Doped rare gas clusters up to completion of first solvation shell, CO2-(Rg)n, n = 3-17, Rg = Ar, Kr, Xe

TL;DR

This study investigates the spectra of CO2-doped rare gas clusters up to the completion of their first solvation shell, revealing structural details and vibrational modes through experimental spectroscopy and comparison with theoretical models.

Contribution

It provides detailed experimental spectra of CO2 in rare gas clusters up to the first solvation shell, including rotational constants and vibrational shifts, with insights into cluster symmetry and structure.

Findings

Identification of specific cluster sizes with symmetric structures

Observation of vibrational modes indicating cluster dynamics

Completion of the first solvation shell at n=17 for Ar clusters

Abstract

Spectra of rare gas atom clusters containing a single carbon dioxide molecule are observed using a tunable mid-infrared (4.3 micron) source to probe a pulsed slit jet supersonic expansion. There are relatively few previous detailed experimental results on such clusters.
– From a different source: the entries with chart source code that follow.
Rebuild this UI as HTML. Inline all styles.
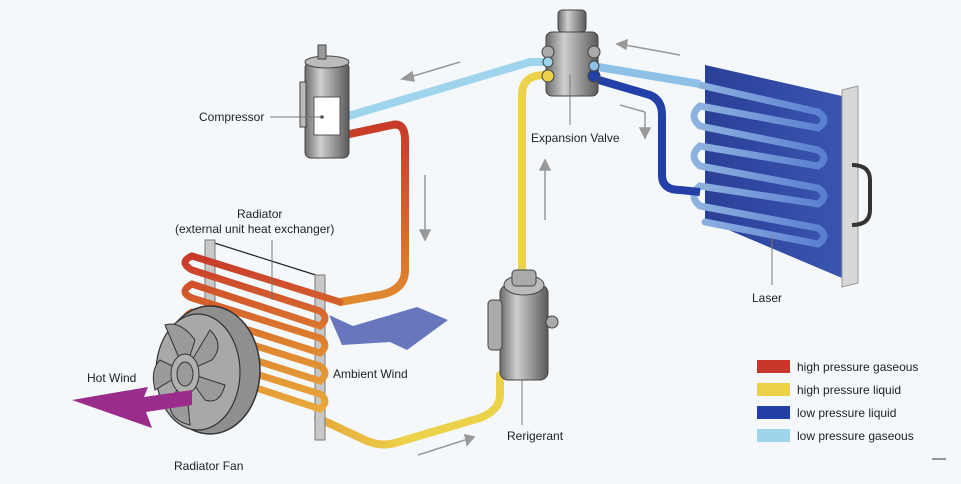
<!DOCTYPE html>
<html><head><meta charset="utf-8"><style>
html,body{margin:0;padding:0;background:#f4f8fb;}
svg{display:block;font-family:"Liberation Sans",sans-serif;}
</style></head><body>
<svg width="961" height="484" viewBox="0 0 961 484" xmlns="http://www.w3.org/2000/svg">
<defs>
<linearGradient id="rad" x1="0" y1="0" x2="0" y2="1"><stop offset="0" stop-color="#c8382a"/><stop offset="0.6" stop-color="#e0862f"/><stop offset="1" stop-color="#e8a93a"/></linearGradient>
<linearGradient id="redp" x1="0" y1="0" x2="0" y2="1"><stop offset="0" stop-color="#c83a28"/><stop offset="1" stop-color="#e08a30"/></linearGradient>
<linearGradient id="yel" x1="0" y1="0" x2="1" y2="0"><stop offset="0" stop-color="#e8a83a"/><stop offset="0.5" stop-color="#ecd24a"/><stop offset="1" stop-color="#ecd24a"/></linearGradient>
<linearGradient id="cyl" x1="0" y1="0" x2="1" y2="0"><stop offset="0" stop-color="#6c6c6c"/><stop offset="0.35" stop-color="#cfcfcf"/><stop offset="1" stop-color="#5a5a5a"/></linearGradient>
<linearGradient id="laser" x1="0" y1="0" x2="1" y2="0"><stop offset="0" stop-color="#2a3f98"/><stop offset="1" stop-color="#3a55b0"/></linearGradient>
<linearGradient id="coilb" x1="0" y1="0" x2="1" y2="0"><stop offset="0" stop-color="#8fb3e0"/><stop offset="1" stop-color="#5a7fd0"/></linearGradient>
</defs>

<path d="M345 117 L530 62 L548 62" fill="none" stroke="#9fd5ec" stroke-width="8"/>
<path d="M345 135 L392 125 Q405 122 405 140 L405 270 Q405 290 380 295 L340 302" fill="none" stroke="url(#redp)" stroke-width="8" stroke-linecap="round"/>
<path d="M545 75 Q522 75 522 95 L522 290" fill="none" stroke="#ecd24a" stroke-width="8"/>
<path d="M500 375 L500 395 Q500 410 480 418 L395 443 Q380 447 365 440 L318 418" fill="none" stroke="url(#yel)" stroke-width="8" stroke-linecap="round"/>

<polygon points="705,65 842,96 842,278 705,220" fill="url(#laser)"/>
<polygon points="842,90 858,86 858,283 842,287" fill="#d8d8d8" stroke="#999" stroke-width="1"/>
<path d="M852 165 Q870 165 870 180 L870 210 Q870 225 852 225" fill="none" stroke="#333" stroke-width="4"/>
<g fill="none" stroke="url(#coilb)" stroke-width="7" stroke-linecap="round">
<path d="M700 85 L818 112 Q830 120 818 128 L700 106 Q688 116 700 126 L818 150 Q830 158 818 166 L700 146 Q688 156 700 166 L818 188 Q830 196 818 204 L700 186 Q688 196 700 206 L818 228 Q830 236 818 244 L705 222"/>
</g>
<path d="M592 66 L700 84" fill="none" stroke="#8fc0e6" stroke-width="8"/>
<path d="M592 78 L650 95 Q662 100 662 115 L662 175 Q662 190 680 190 L700 192" fill="none" stroke="#2240a8" stroke-width="8"/>

<line x1="205" y1="240" x2="322" y2="277" stroke="#222" stroke-width="1.2"/>
<rect x="205" y="240" width="10" height="110" fill="#c8c8c8" stroke="#777"/>
<rect x="315" y="275" width="10" height="165" fill="#c8c8c8" stroke="#777"/>
<g fill="none" stroke="url(#rad)" stroke-width="7" stroke-linecap="round">
<path d="M340 302 L192 256 Q178 262 192 270 L320 311 Q330 318 320 326 L192 284 Q178 292 192 298 L320 338 Q330 345 320 353 L192 312 Q178 320 192 326 L320 366 Q330 373 320 381 L192 340 Q178 348 192 354 L320 394 Q330 401 320 409 L220 376"/>
</g>
<ellipse cx="210" cy="370" rx="50" ry="64" fill="#8f8f8f" stroke="#333" stroke-width="1.5"/>
<ellipse cx="198" cy="372" rx="42" ry="58" fill="#a8a8a8" stroke="#333" stroke-width="1.2"/>
<g stroke="#333" stroke-width="1" fill="#9a9a9a">
<path d="M185 372 L165 325 Q180 320 195 340Z"/><path d="M185 372 L210 330 Q225 345 212 360Z"/><path d="M185 372 L225 385 Q220 405 205 400Z"/><path d="M185 372 L190 425 Q170 420 170 405Z"/><path d="M185 372 L155 390 Q150 370 160 360Z"/>
</g>
<ellipse cx="185" cy="374" rx="14" ry="20" fill="#b0b0b0" stroke="#333"/>
<ellipse cx="185" cy="374" rx="8" ry="12" fill="#9a9a9a" stroke="#333"/>
<polygon points="72,400 148,387 144,397 192,390 192,405 146,412 152,428" fill="#9a2c8c"/>
<polygon points="329,315 353,326 417,307 448,320 407,350 390,342 342,345" fill="#6776bd"/>

<rect x="305" y="62" width="44" height="96" rx="6" fill="url(#cyl)" stroke="#444"/>
<ellipse cx="327" cy="62" rx="22" ry="6" fill="#bbb" stroke="#444"/>
<rect x="318" y="45" width="8" height="14" fill="#999" stroke="#444"/>
<rect x="300" y="82" width="6" height="45" fill="#bbb" stroke="#444"/>
<rect x="314" y="97" width="26" height="38" fill="#fff" stroke="#555"/>
<line x1="270" y1="117" x2="322" y2="117" stroke="#777"/>
<circle cx="322" cy="117" r="1.8" fill="#555"/>

<rect x="558" y="10" width="28" height="22" rx="4" fill="url(#cyl)" stroke="#444"/>
<rect x="546" y="32" width="52" height="64" rx="6" fill="url(#cyl)" stroke="#444"/>
<circle cx="548" cy="52" r="6" fill="#aaa" stroke="#444"/><circle cx="594" cy="52" r="6" fill="#aaa" stroke="#444"/>
<circle cx="548" cy="76" r="6" fill="#ecd24a" stroke="#444"/><circle cx="594" cy="76" r="6" fill="#2240a8" stroke="#444"/>
<circle cx="548" cy="62" r="5" fill="#9fd5ec" stroke="#444"/><circle cx="594" cy="66" r="5" fill="#8fc0e6" stroke="#444"/>
<line x1="570" y1="75" x2="570" y2="125" stroke="#777"/>

<rect x="500" y="285" width="48" height="95" rx="8" fill="url(#cyl)" stroke="#444"/>
<ellipse cx="524" cy="285" rx="20" ry="10" fill="#bbb" stroke="#444"/>
<rect x="512" y="270" width="24" height="16" rx="4" fill="#aaa" stroke="#444"/>
<rect x="488" y="300" width="14" height="50" rx="4" fill="#aaa" stroke="#444"/>
<circle cx="552" cy="322" r="6" fill="#aaa" stroke="#444"/>
<line x1="522" y1="380" x2="522" y2="425" stroke="#777"/>
<line x1="272" y1="240" x2="272" y2="300" stroke="#777"/>
<line x1="772" y1="235" x2="772" y2="285" stroke="#777"/>

<g stroke="#999" stroke-width="1.5" fill="#999">
<line x1="460" y1="62" x2="410" y2="77"/><polygon points="402,79 412,72 414,81"/>
<line x1="680" y1="55" x2="625" y2="45"/><polygon points="617,44 627,40 626,49"/>
<line x1="620" y1="105" x2="645" y2="112"/><line x1="645" y1="112" x2="645" y2="130"/><polygon points="645,138 640,128 650,128"/>
<line x1="425" y1="175" x2="425" y2="230"/><polygon points="425,240 420,230 430,230"/>
<line x1="545" y1="220" x2="545" y2="170"/><polygon points="545,160 540,170 550,170"/>
<line x1="418" y1="455" x2="465" y2="440"/><polygon points="474,437 465,435 467,445"/>
</g>

<g font-size="12" fill="#222">
<text x="199" y="121">Compressor</text>
<text x="531" y="142">Expansion Valve</text>
<text x="237" y="218">Radiator</text>
<text x="175" y="233">(external unit heat exchanger)</text>
<text x="752" y="302">Laser</text>
<text x="333" y="378">Ambient Wind</text>
<text x="87" y="382">Hot Wind</text>
<text x="507" y="440">Rerigerant</text>
<text x="174" y="470">Radiator Fan</text>
</g>
<g font-size="12" fill="#222">
<rect x="757" y="360" width="33" height="13" fill="#c8382a"/><text x="797" y="371">high pressure gaseous</text>
<rect x="757" y="383" width="33" height="13" fill="#ecd24a"/><text x="797" y="394">high pressure liquid</text>
<rect x="757" y="406" width="33" height="13" fill="#2240a8"/><text x="797" y="417">low pressure liquid</text>
<rect x="757" y="429" width="33" height="13" fill="#9fd5ec"/><text x="797" y="440">low pressure gaseous</text>
</g>
<line x1="932" y1="459" x2="946" y2="459" stroke="#333"/>
</svg>
</body></html>
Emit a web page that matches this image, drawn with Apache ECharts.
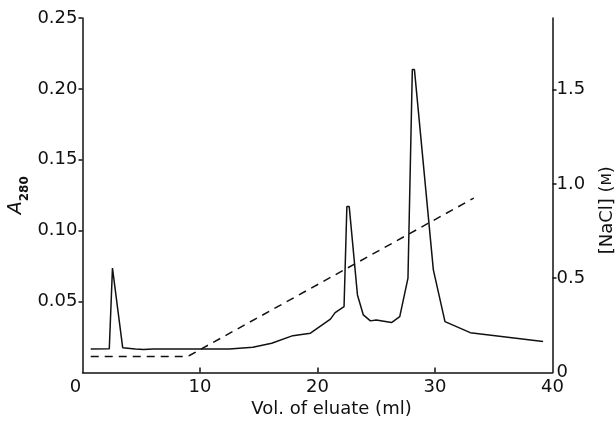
<!DOCTYPE html>
<html><head><meta charset="utf-8">
<script src="https://cdn.jsdelivr.net/npm/echarts@6/dist/echarts.min.js"></script>
<style>html,body{margin:0;padding:0;background:#fff}#c{width:616px;height:422px}</style>
</head><body><div id="c"></div>
<script>
// Absorbance trace: [volume (ml), A280]
const volumeA = [0.7, 2.28, 2.55, 3.42, 4.5, 5.2, 6, 12.5, 14.5, 16.1, 17.9, 19.4, 21.1, 21.5, 22.26, 22.5, 22.7, 23.4, 23.9, 24.5, 25.0, 26.3, 27.0, 27.7, 28.07, 28.25, 29.86, 30.85, 33.0, 39.2];
const absorbance = [0.0166, 0.0168, 0.0736, 0.0175, 0.0165, 0.0162, 0.0166, 0.0166, 0.0178, 0.0206, 0.026, 0.0277, 0.0376, 0.0422, 0.0465, 0.117, 0.117, 0.0547, 0.0406, 0.0364, 0.0371, 0.0352, 0.0394, 0.0665, 0.2136, 0.2136, 0.0724, 0.0359, 0.0281, 0.0218];
// NaCl gradient: [volume (ml), M]
const volumeNaCl = [0.7, 8.8, 9.1, 33.3];
const nacl = [0.085, 0.085, 0.09, 0.925];
const xTicks = [0, 10, 20, 30, 40];
const leftTicks = [0.05, 0.10, 0.15, 0.20, 0.25];
const rightTicks = [0, 0.5, 1.0, 1.5];

const FONT = 'DejaVu Sans';
const chart = echarts.init(document.getElementById('c'));
chart.setOption({
  animation: false,
  grid: {left: 82.5, right: 63.5, top: 18, bottom: 49.5, containLabel: false, outerBoundsMode: 'none'},
  xAxis: {
    type: 'value', min: 0, max: 40, interval: 10,
    name: 'Vol. of eluate (ml)', nameLocation: 'middle', nameGap: 28, nameMoveOverlap: false,
    nameTextStyle: {fontFamily: FONT, fontSize: 18, color: '#111', padding: [0, 0, 0, 28]},
    axisLine: {lineStyle: {color: '#111', width: 1.5}},
    axisTick: {inside: true, length: 5, lineStyle: {color: '#111', width: 1.5}, customValues: [10, 20, 30]},
    axisLabel: {
      customValues: xTicks, margin: 6, fontFamily: FONT, fontSize: 18, color: '#111',
      formatter: v => v === 0 ? '{z|0}' : String(v),
      rich: {z: {fontFamily: FONT, fontSize: 18, color: '#111', padding: [0, 14, 0, 0]}}
    },
    splitLine: {show: false}
  },
  yAxis: [{
    type: 'value', min: 0, max: 0.25, interval: 0.05, position: 'left',
    name: '{a|A}{s|280}', nameLocation: 'middle', nameGap: 52, nameRotate: 90, nameMoveOverlap: false,
    nameTextStyle: {rich: {
      a: {fontFamily: FONT, fontSize: 19, fontStyle: 'italic', color: '#111', lineHeight: 24, verticalAlign: 'top'},
      s: {fontFamily: FONT, fontSize: 12, fontWeight: 'bold', color: '#111', lineHeight: 24, verticalAlign: 'bottom'}
    }},
    axisLine: {show: true, lineStyle: {color: '#111', width: 1.5}},
    axisTick: {show: true, length: 4, customValues: leftTicks, lineStyle: {color: '#111', width: 1.5}},
    axisLabel: {customValues: leftTicks, margin: 5, fontFamily: FONT, fontSize: 18, color: '#111',
      formatter: v => v.toFixed(2)},
    splitLine: {show: false}
  }, {
    type: 'value', min: 0, max: 1.88, position: 'right',
    name: '[NaCl] ({m|M})', nameLocation: 'middle', nameGap: 46, nameRotate: 90, nameMoveOverlap: false,
    nameTextStyle: {fontFamily: FONT, fontSize: 18, color: '#111', padding: [0, 30, 0, 0],
      rich: {m: {fontFamily: FONT, fontSize: 14, color: '#111'}}},
    axisLine: {show: true, lineStyle: {color: '#111', width: 1.5}},
    axisTick: {show: true, length: 4, customValues: [0.5, 1.0, 1.5], lineStyle: {color: '#111', width: 1.5}},
    axisLabel: {customValues: rightTicks, margin: 4, fontFamily: FONT, fontSize: 18, color: '#111',
      formatter: v => v === 0 ? '0' : v.toFixed(1)},
    splitLine: {show: false}
  }],
  series: [{
    type: 'line', yAxisIndex: 0, symbol: 'none',
    data: volumeA.map((x, i) => [x, absorbance[i]]),
    lineStyle: {color: '#111', width: 1.5}
  }, {
    type: 'line', yAxisIndex: 1, symbol: 'none',
    data: volumeNaCl.map((x, i) => [x, nacl[i]]),
    lineStyle: {color: '#111', width: 1.5, type: [8, 6]}
  }]
});
</script></body></html>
The assigned clusters include CO2-Arn with n = 3, 4, 6, 9, 10, 11, 12, 15, and 17, as well as CO2-Krn and -Xen with n = 3, 4, and 5. Each spectrum has (at least) partially resolved rotational structure, and each yields precise values for the shift of the CO2 vibrational frequency (nu3) induced by the nearby rare gas atoms, together with one or more rotational constants. These results are compared with theoretical predictions. The more readily assigned CO2-Arn species tend to be those with symmetric structures, and CO2-Ar17 represents completion of a highly symmetric (D5h) solvation shell. Those not assigned (e.g. n = 7, 13) are probably also present in the observed spectra, but with band structures which are not well-resolved and thus not recognizable. The spectra of CO2-Ar9, -Ar15, and -Ar17 suggest the presence of sequences involving very low frequency (~2 cm-1) cluster vibrational modes, an interpretation which should be amenable to theoretical confirmation (or rejection).